Procedural seems to be some kind of code that "Streams" or processes graphics differently, am I right Servant? Not understanding how that exactly works when an ocean is 1 plane and generated "procedurally"

The usual way things are done is: put mesh in a file, load mesh into game, render mesh. In that way, the mesh is pre made by some artist and stored in there.

"procedural" generation means that whatever data you're using (it could be anything really, textures, geometry, random AI states, etc, for now we're with geometry) gets generated by some process in code. That process produces the data you're going to use.

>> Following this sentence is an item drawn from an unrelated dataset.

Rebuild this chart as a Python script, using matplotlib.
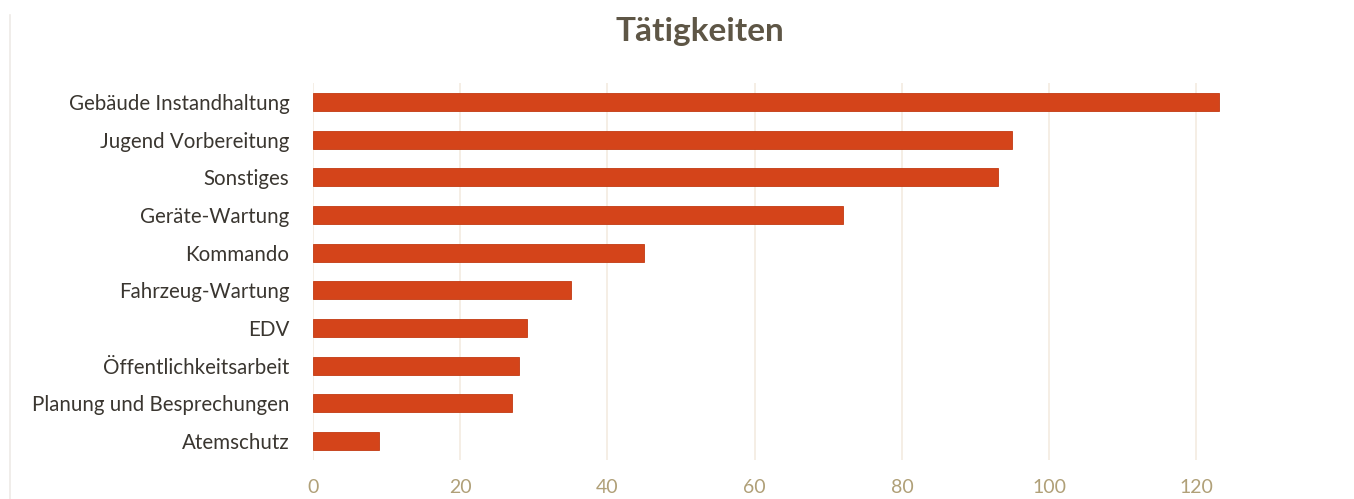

Of course, nothing imposes that you can't store that data and load it later (it would still be "procedurally generated") but in this case, I doubt you'd get anything useable from storing an ocean.

So the distinction is between something artist authored and something procedurally generated. That line can be blurred easily since nothing is completely procedural (or random), you still have to input some parameters most of the time. For example, terrain generation, you'll probably want a value of how high will be the highest peak, how rough the terrain is going to be, you might want to raise or lower the ocean level, and so on.

Say, in Minecraft, the terrain isn't completely random, the biomes aren't generated out of thin air, they have to be specified somewhere, the trees they use, their animals, the ground blocks, etc.

All of these parameters are input in an algorithm (for complex stuff like terrain, it could be complete modules of algorithms with specific tasks) and the output is the data you're going to use.